Thursday, August 29


  Aquilo que temos de mais importante são os nossos segredos. Não as histórias da nossa vida, mesmo as mais embaraçosas, mas aquelas coisas que gostaríamos que nunca ninguém usasse contra nós. E contudo damo-las de graça, à primeira pessoa mais ou menos próxima, mais ou menos íntima que se aproxime. Mesmo que mais tarde nos venhamos a arrepender, mesmo que então desejemos voltar atrás e conseguir calar o que soltámos, da próxima vez voltaremos a contá-lo, a contá-lo irreflectidamente, a um novo alguém de que também não podemos estar seguros.

  Porque é que insistimos em fazê-lo? Não se trata de uma pergunta vã, do género "porque amamos outra e outra vez" ou "porque confiamos", isso sabemos porque é: porque não pode ser de outra maneira, se queremos ser felizes. Mas e os nossos segredos, o que é que têm que ver com isso? A situação parece-se mais à de quando gostamos de alguém daquela forma especial, e nos atrevemos, e damos aquele passo extra em frente ("Ei, se eu tiver coragem de dizer que eu meio gosto de você"), para logo a seguir termos oportunidade de nos arrepender, de desejar nunca ter tido essa coragem, porque o objecto dos nossos afectos aproveitou a posição de superioridade que esse tipo de conhecimento dá para nos rebaixar.

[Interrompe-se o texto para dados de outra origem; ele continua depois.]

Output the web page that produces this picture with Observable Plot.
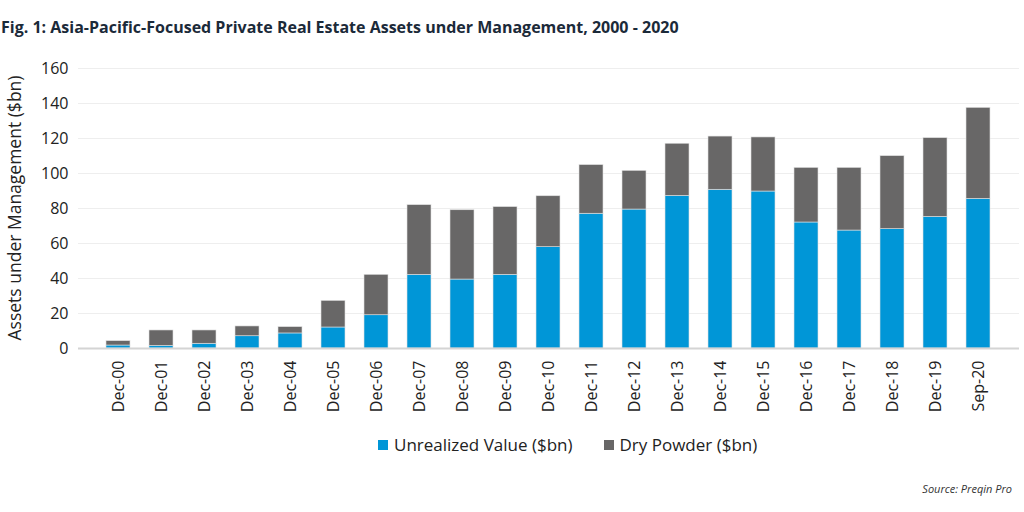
<!DOCTYPE html>
<html><head><meta charset="utf-8">
<script src="https://cdn.jsdelivr.net/npm/d3@7"></script>
<script src="https://cdn.jsdelivr.net/npm/@observablehq/plot@0.6"></script>
<style>
body{margin:0;background:#fff;font-family:"Open Sans",sans-serif;width:1024px;height:512px;overflow:hidden;position:relative}
#title{position:absolute;left:1px;top:16px;font-size:16px;font-weight:700;color:#1b2a39;white-space:nowrap}
#chart{position:absolute;left:0;top:50px}
#ylabel{position:absolute;left:14px;top:208px;transform:translate(-50%,-50%) rotate(-90deg);font-size:17.5px;color:#222;white-space:nowrap}
#legend{position:absolute;top:433px;left:378px;font-size:17px;color:#222;display:flex;align-items:center;white-space:nowrap}
#legend .sw{display:inline-block;width:10px;height:10px;margin-right:6px}
#legend .item{display:flex;align-items:center}
#source{position:absolute;right:12px;top:481px;font-size:11px;font-style:italic;color:#333}
</style></head>
<body>
<div id="title">Fig. 1: Asia-Pacific-Focused Private Real Estate Assets under Management, 2000 - 2020</div>
<div id="chart"></div>
<div id="ylabel">Assets under Management ($bn)</div>
<div id="legend"></div>
<div id="source">Source: Preqin Pro</div>
<script>
const categories = ["Dec-00","Dec-01","Dec-02","Dec-03","Dec-04","Dec-05","Dec-06","Dec-07","Dec-08","Dec-09","Dec-10","Dec-11","Dec-12","Dec-13","Dec-14","Dec-15","Dec-16","Dec-17","Dec-18","Dec-19","Sep-20"];
const unrealized = [1.7,1.5,2.7,7.0,8.6,12.0,19.0,42.1,39.4,42.1,57.9,77.0,79.4,87.2,90.7,89.7,72.0,67.4,68.2,75.2,85.5];
const dryPowder = [2.5,8.8,7.6,5.6,3.6,15.2,23.1,39.8,39.6,38.7,29.1,27.8,22.1,29.8,30.4,30.9,31.2,35.8,41.7,45.0,52.0];
const seriesNames = ["Unrealized Value ($bn)","Dry Powder ($bn)"];
const seriesColors = ["#0096d7","#686767"];
const yTicks = [0,20,40,60,80,100,120,140,160];

const data = categories.flatMap((c,i)=>[
  {cat:c, series:seriesNames[0], value:unrealized[i]},
  {cat:c, series:seriesNames[1], value:dryPowder[i]}
]);

const chart = Plot.plot({
  width:1024, height:375,
  marginTop:18, marginBottom:77, marginLeft:78, marginRight:5,
  style:{fontFamily:"Open Sans", color:"#222", background:"transparent", overflow:"visible"},
  x:{domain:categories, padding:0.44, label:null},
  y:{domain:[0,160], label:null},
  color:{domain:seriesNames, range:seriesColors},
  marks:[
    Plot.gridY(yTicks.slice(1), {stroke:"#eeeeee", strokeOpacity:1}),
    Plot.barY(data, {x:"cat", y:"value", fill:"series", stroke:"#e0e0e0", strokeWidth:0.6}),
    Plot.ruleY([0], {stroke:"#d4d4d4", strokeWidth:2}),
    Plot.axisY(yTicks, {tickSize:0, tickPadding:10, fontSize:16, label:null}),
    Plot.axisX({tickRotate:-90, tickSize:0, tickPadding:12, fontSize:16, label:null})
  ]
});
document.getElementById("chart").appendChild(chart);

const legend = document.getElementById("legend");
seriesNames.forEach((n,i)=>{
  const it = document.createElement("span");
  it.className="item";
  if(i>0) it.style.marginLeft="31px";
  it.innerHTML = `<span class="sw" style="background:${seriesColors[i]}"></span>${n}`;
  legend.appendChild(it);
});
</script>
</body></html>
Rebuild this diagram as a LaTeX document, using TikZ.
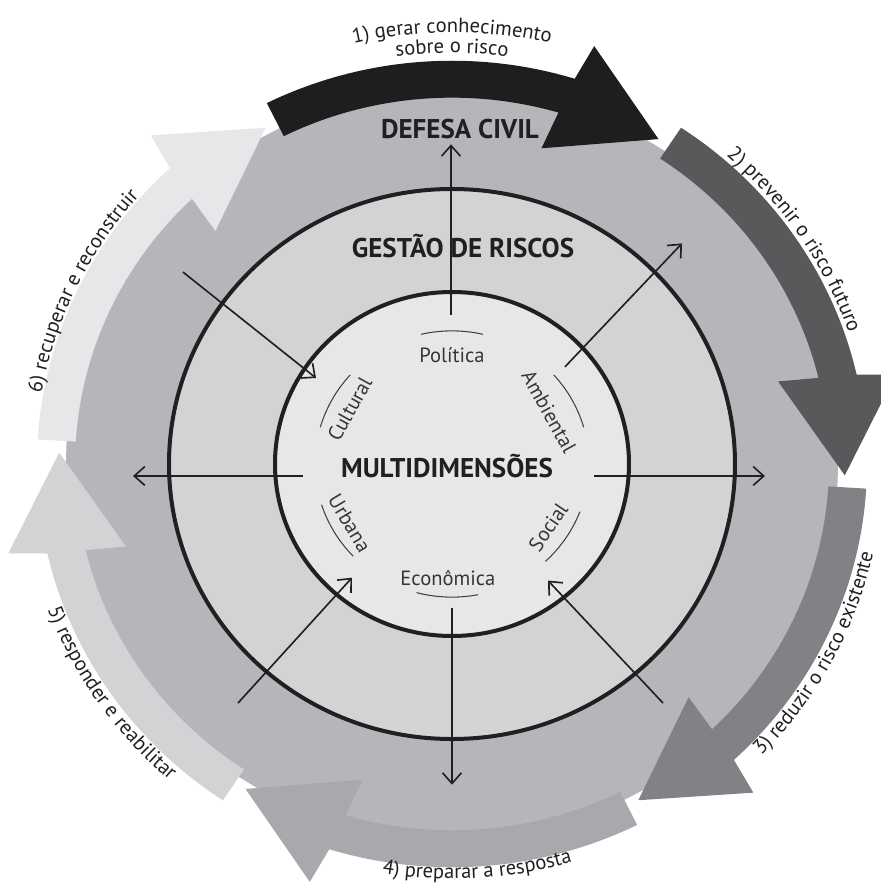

  Acho que continuamos a contar porque é uma forma de reviver o que aconteceu, se foi bom; de maldizer tudo com ajuda extra, se foi mau. Porque recontar é uma forma de recomeçar, e podemos embelezar um bocadinho os factos, aquilo que parecia tão preto já se aproxima do cinzento, nós já não fomos tão cruéis como parecia à primeira vista, e temos oportunidade de nos ouvir sobre o que aconteceu e de aprender, porque percebemos melhor, porque nos conhecemos melhor. Também acho que contamos por amor, a maior parte das vezes; por despeito (queremos fazer o ouvinte sofrer, sentir ciúmes), pelo egoísmo de nos sentirmos aliviados e de novo a actuar dentro da legalidade, ou simplesmente por orgulho, para nos fazermos maiores ou porque se não contarmos a ninguém é como se não tivesse acontecido. E esquecemo-nos dos danos que podemos causar com o nosso conto, as amizades futuras que não vão sobreviver àquela revelação, os amores que nos vão deixar porque não aguentam ter de viver com toda essa informação obscura e visceral.

  E tudo porque não fomos capazes de guardar aquele segredo sobre nós mesmos. Auto-cusculhas, somos os nossos piores inimigos.